The Supreme Court of Canada has announced that the decision in Daniels v. Canada will be released on Thursday April 14, 2016. JFK will be posting its analysis of this decision in the days that follow but in preparation for the release of this decision we thought it would be useful to remind interested people of some of the issues at stake in this case.
What is this case about?
The Daniels case is about the scope of the Federal government’s jurisdiction over indigenous people. This jurisdiction is laid out in s. 91(24) of the Constitution Act, 1867 which says that Parliament has jurisdiction over “Indians and Lands reserved for the Indians”. While we have known for some time that the group of people covered by this provision is broader than so-called “status” Indians (that is persons having status under the Indian Act) there is little clarity about who is encompassed by this definition. We have known that Inuit are within this jurisdiction ever since the decision in the so-called Re Eskimo case. However what about people who are Métis? What about people who are descended from “Indians” but do not have status? What about the criteria for deciding what the cut-off line is? These are issues that will likely be addressed in some way in this case.
Why does it matter?
In a number of recent decisions the Supreme Court of Canada substantially altered the traditional view of s. 91(24) to give the provinces much greater room to manoeuvre when Aboriginal and Treaty rights are at stake. This case now asks the opposite question – namely how much room does the Federal government have to operate in if it wants to take positive steps to implement national or even focused policies for Indigenous peoples. If the court takes a narrow view of s. 91(24) then the Federal government will have less room to act in respect of people who do not have “status” under the Indian Act unless it can fit its actions under some other head of power in the Constitution.

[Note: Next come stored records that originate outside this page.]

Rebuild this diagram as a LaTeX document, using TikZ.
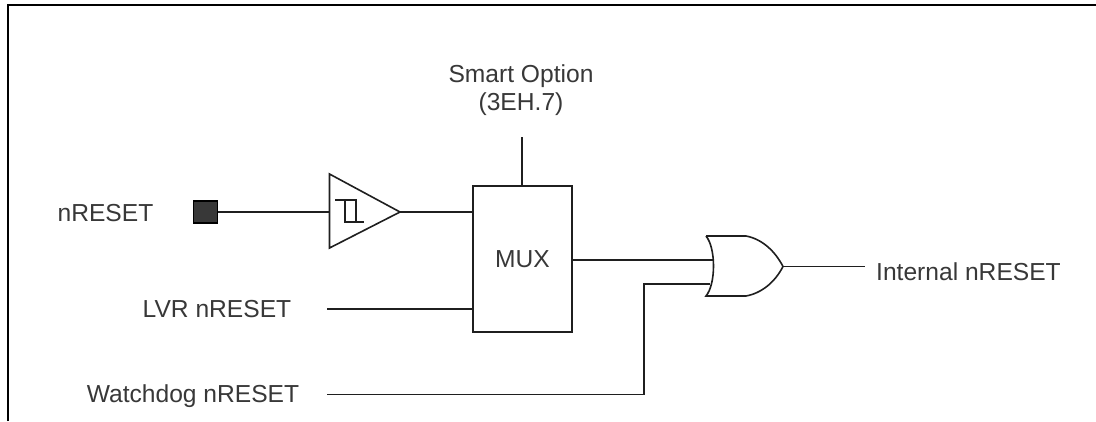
\documentclass[tikz,border=0pt]{standalone}
\usepackage{fontspec}
\setmainfont{Liberation Sans}
\begin{document}
\begin{tikzpicture}[x=1pt,y=-1pt,
  wire/.style={line width=1.6pt,color=black!88},
  frameline/.style={line width=2.4pt,color=black},
  lab/.style={font=\fontsize{24.6}{28}\selectfont,text=black!78,inner sep=0pt,align=center,anchor=base}]
\useasboundingbox (0,0) rectangle (1096,421);
\fill[white] (0,0) rectangle (1096,421);
\coordinate (fbl) at (8,421);
\coordinate (ftl) at (8,5);
\coordinate (ftr) at (1096,5);
\draw[frameline] (fbl) -- (ftl) -- (ftr);
\node[lab] (nreset) at (105.5,221) {nRESET};
\node[lab] (lvr) at (217,317) {LVR nRESET};
\node[lab] (wd) at (193,402) {Watchdog nRESET};
\node[lab,anchor=center] (smart) at (521,90) {Smart Option\\(3EH.7)};
\node[lab] (int) at (968.5,280) {Internal nRESET};
\node[lab] (muxl) at (522.5,267) {MUX};
\node[draw=black!88,line width=1.6pt,minimum width=99pt,minimum height=146pt,inner sep=0pt] (mux) at (522.5,259) {};
\node[fill=black!78,draw=black,line width=1.5pt,minimum width=24pt,minimum height=22pt,inner sep=0pt] (pad) at (205.5,212) {};
\coordinate (bufa) at (329.5,174);
\coordinate (bufb) at (329.5,248);
\coordinate (buft) at (400,212);
\coordinate (bufi) at (329.5,212);
\draw[wire,line join=miter] (bufa) -- (buft) -- (bufb) -- cycle;
\draw[wire] (335,200) -- (356,200) -- (356,222) -- (364,222) (345,200) -- (345,222) -- (356,222);
\coordinate (ortl) at (706,236);
\coordinate (orbl) at (706,296);
\coordinate (ortip) at (783,266.5);
\draw[wire] (ortl) -- (746,236) .. controls (762,239) and (775,251) .. (ortip)
  .. controls (775,282) and (762,293) .. (746,296) -- (orbl)
  .. controls (716,284) and (716,248) .. (ortl);
\coordinate (ori1) at (712.5,260);
\coordinate (ori2) at (710,284);
\coordinate (muxo) at (572,260);
\coordinate (muxi1) at (473,212);
\coordinate (muxi2) at (473,309);
\coordinate (sel) at (522,137);
\coordinate (muxt) at (522,186);
\coordinate (lvre) at (327,309);
\coordinate (wde) at (327,394.5);
\coordinate (wdc) at (644,394.5);
\coordinate (wdt) at (644,284);
\coordinate (inte) at (865,266.5);
\draw[wire] (pad.east) -- (bufi);
\draw[wire] (buft) -- (muxi1);
\draw[wire] (lvre) -- (muxi2);
\draw[wire] (sel) -- (muxt);
\draw[wire] (muxo) -- (ori1);
\draw[wire] (wde) -- (wdc) -- (wdt) -- (ori2);
\draw[wire] (ortip) -- (inte);
\end{tikzpicture}
\end{document}
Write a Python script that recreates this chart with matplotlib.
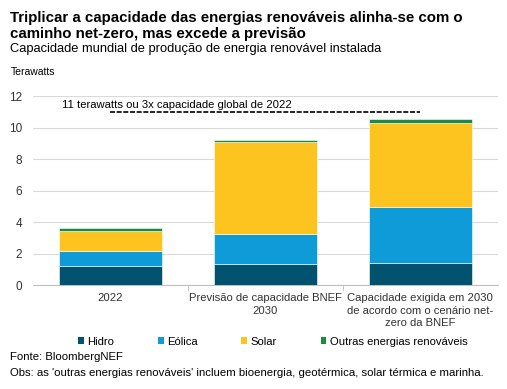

So what exactly will the court decide?
The court has essentially been asked two questions:
- Are the Métis Indians for the purpose of s. 91(24) and
- Are non-status Indians “Indians” for the purpose of s. 91(24)?
The first question will probably get a “yes” or “no” answer. The answer to the second question will be more complex and there is a chance the court will dodge the question (although if it does it will likely give some guidance about what the answer should be). Here are the questions that likely will come up and may get answered:
- Are the Métis Indians for the purpose of s. 91(24)?
- Should we answer the question of whether or not non-status Indians are “Indians” for the purpose of s. 91(24)?
- If so, who are the non-status Indians?
- Are non-status Indians “Indians” for the purpose of s. 91(24)?
Along with the answers to these questions the court will undoubtedly provide at least some commentary on what should be expected to follow in the future.
Will this case require the Federal government to extend services to non-status Indians and Métis?
The provision of services is not directly at issue in this case but this case will likely set the stage for future fights over this issue. If the court decides that Métis and non-status Indians are not Indians for the purpose of s. 91(24) the Federal government will be in a much stronger position in maintaining its focus on status Indians. On the other hand, if the court takes an expansive vision of s. 91(24) expect future challenges – based especially on the Charter or the benefits promised in the Numbered treaties – to existing Federal policies.